Frequently asked questions
What is exchange inflow concentration?
Exchange inflow concentration measures how whale deposits are distributed across exchanges rather than how much total value is moving in. A high reading means the observed inflows are clustered on a small number of venues, while a low reading means they are spread more evenly across the tracked exchange set.
How is exchange inflow concentration calculated?
It is calculated from exchange-level inflow amounts over the selected window and summarized by each venue’s share of the total tracked inflow. In this snapshot, the full tracked inflow is concentrated on Binance, which accounts for 100.0% of the 620.68 total, making the observed distribution fully concentrated.
What does a high exchange inflow concentration mean?
A high reading means whale deposits are clustered on a few exchanges, or in the most extreme case on just one venue. That points to venue-specific concentration in deposit activity. It does not automatically mean the overall inflow is larger; it means the observed flow is less evenly distributed.
What does a low exchange inflow concentration mean?
A low reading means whale deposits are spread across many exchanges instead of being dominated by one or two. That usually suggests broader venue participation in the observed flow and a less centralized exchange distribution for large-holder deposits.
What does rising exchange inflow concentration suggest?
Rising concentration suggests whale inflows are becoming more venue-specific and less evenly distributed across exchanges. Analysts often interpret that as a shift toward a smaller set of venues capturing the flow, which can be useful when comparing market structure across different periods.

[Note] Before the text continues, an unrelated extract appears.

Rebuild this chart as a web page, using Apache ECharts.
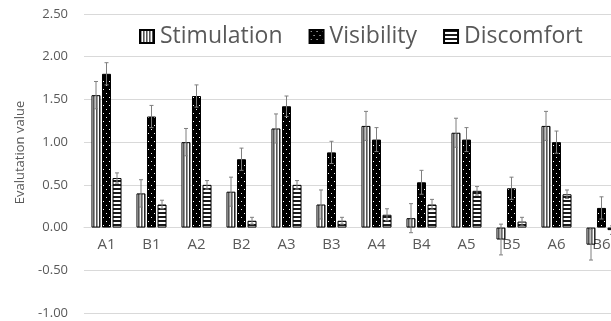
<!DOCTYPE html>
<html><head><meta charset="utf-8">
<script src="https://cdn.jsdelivr.net/npm/echarts@6/dist/echarts.min.js"></script>
<style>html,body{margin:0;padding:0;background:#fff}#c{width:611px;height:321px}</style>
</head><body><div id="c"></div>
<script>
const categories = ['A1','B1','A2','B2','A3','B3','A4','B4','A5','B5','A6','B6'];
const stimulation = [1.55,0.40,1.00,0.42,1.16,0.27,1.19,0.11,1.11,-0.14,1.19,-0.20];
const visibility  = [1.80,1.30,1.54,0.80,1.42,0.88,1.03,0.53,1.03,0.46,1.00,0.23];
const discomfort  = [0.58,0.27,0.50,0.08,0.50,0.08,0.15,0.27,0.43,0.07,0.39,-0.03];
const stimErr = [0.16,0.16,0.16,0.17,0.17,0.17,0.17,0.17,0.17,0.18,0.17,0.18];
const visErr  = [0.13,0.13,0.13,0.13,0.12,0.13,0.14,0.14,0.14,0.13,0.13,0.13];
const discErr = [0.06,0.05,0.05,0.04,0.05,0.04,0.07,0.06,0.05,0.05,0.05,0.05];
const yTicks = { min: -1, max: 2.5, interval: 0.5 };

function pat(w, h, draw) {
  const c = document.createElement('canvas'); c.width = w; c.height = h;
  const g = c.getContext('2d'); draw(g); return { image: c, repeat: 'repeat' };
}
const stimPat = pat(3, 1, g => { g.fillStyle = '#ffffff'; g.fillRect(0,0,3,1); g.fillStyle = '#555555'; g.fillRect(0,0,1,1); g.fillStyle = '#999999'; g.fillRect(1,0,1,1); });
const visPat = pat(6, 8, g => { g.fillStyle = '#000'; g.fillRect(0,0,6,8); g.fillStyle = '#fff'; g.fillRect(1,1,1,1); g.fillRect(4,5,1,1); });
const discPat = pat(1, 4, g => { g.fillStyle = '#fff'; g.fillRect(0,0,1,4); g.fillStyle = '#1a1a1a'; g.fillRect(0,0,1,2); });

const BW = 9, GAP = 1.5;
const GRID_TOP = 14, GRID_H = 299;
// place category axis on the zero line of the value axis
const zeroOffset = -GRID_H * (0 - yTicks.min) / (yTicks.max - yTicks.min);

function errSeries(vals, errs, idx) {
  return {
    type: 'custom', silent: true, z: 10,
    data: vals.map((v, i) => [i, v - errs[i], v + errs[i]]),
    renderItem: (params, api) => {
      const lo = api.coord([api.value(0), api.value(1)]);
      const hi = api.coord([api.value(0), api.value(2)]);
      const x = lo[0] + (idx - 1) * (BW + GAP);
      const st = { stroke: '#7f7f7f', lineWidth: 1 };
      return { type: 'group', children: [
        { type: 'line', shape: { x1: x, y1: lo[1], x2: x, y2: hi[1] }, style: st },
        { type: 'line', shape: { x1: x - 2, y1: hi[1], x2: x + 2, y2: hi[1] }, style: st },
        { type: 'line', shape: { x1: x - 2, y1: lo[1], x2: x + 2, y2: lo[1] }, style: st }
      ]};
    }
  };
}

const chart = echarts.init(document.getElementById('c'), null, { renderer: 'canvas' });
chart.setOption({
  animation: false,
  backgroundColor: '#fff',
  grid: { left: 84, top: GRID_TOP, width: 540, height: GRID_H, containLabel: false, outerBoundsMode: 'none' },
  legend: {
    top: 20, left: 134, itemGap: 26, itemWidth: 14, itemHeight: 13, icon: 'rect',
    textStyle: { fontFamily: 'Open Sans', fontSize: 23, color: '#595959', padding: [0,0,0,1] },
    data: ['Stimulation','Visibility','Discomfort']
  },
  xAxis: {
    type: 'category', data: categories, position: 'bottom', offset: zeroOffset,
    axisLine: { onZero: false, lineStyle: { color: '#d9d9d9' } },
    axisTick: { show: false },
    axisLabel: { color: '#595959', fontFamily: 'Open Sans', fontSize: 15, margin: 10 }
  },
  yAxis: {
    type: 'value', min: yTicks.min, max: yTicks.max, interval: yTicks.interval,
    name: 'Evalutation value', nameLocation: 'middle', nameGap: 57,
    nameTextStyle: { color: '#595959', fontFamily: 'Open Sans', fontSize: 13, padding: [0,0,0,22] },
    axisLine: { show: false }, axisTick: { show: false },
    axisLabel: { color: '#595959', fontFamily: 'Open Sans', fontSize: 13, margin: 16, formatter: v => v.toFixed(2) },
    splitLine: { lineStyle: { color: '#d9d9d9' } }
  },
  series: [
    { name: 'Stimulation', type: 'bar', data: stimulation, barWidth: BW, barGap: '17%',
      itemStyle: { color: stimPat, borderColor: '#000', borderWidth: 1 } },
    { name: 'Visibility', type: 'bar', data: visibility, barWidth: BW,
      itemStyle: { color: visPat, borderColor: '#000', borderWidth: 1 } },
    { name: 'Discomfort', type: 'bar', data: discomfort, barWidth: BW,
      itemStyle: { color: discPat, borderColor: '#000', borderWidth: 1 } },
    errSeries(stimulation, stimErr, 0),
    errSeries(visibility, visErr, 1),
    errSeries(discomfort, discErr, 2)
  ]
});
</script></body></html>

What does falling exchange inflow concentration suggest?
Falling concentration suggests whale inflows are becoming more dispersed across exchanges. That usually indicates a broader distribution of deposits rather than clustering on one dominant venue, and it can signal that exchange participation is widening within the tracked set.
How does exchange inflow concentration differ from total exchange inflows?
Total exchange inflows measure the amount of value entering exchanges, while concentration measures how that value is distributed across venues. Two periods can show the same inflow total but very different concentration profiles if one is spread broadly and the other is concentrated on a narrow set of exchanges.
How does exchange inflow concentration relate to whale exchange deposits?
It is a venue-distribution lens on whale exchange deposits. Whale deposit metrics focus on large-holder transfers themselves, while exchange inflow concentration shows whether those transfers are flowing into one exchange or being split across several venues.
What does exchange inflow concentration not capture?
It does not tell you whether the observed flow is bullish or bearish, and it does not explain the intent behind the deposits. It also cannot capture activity outside the tracked exchange set or changes that occur beyond the selected window, so it works best alongside other context.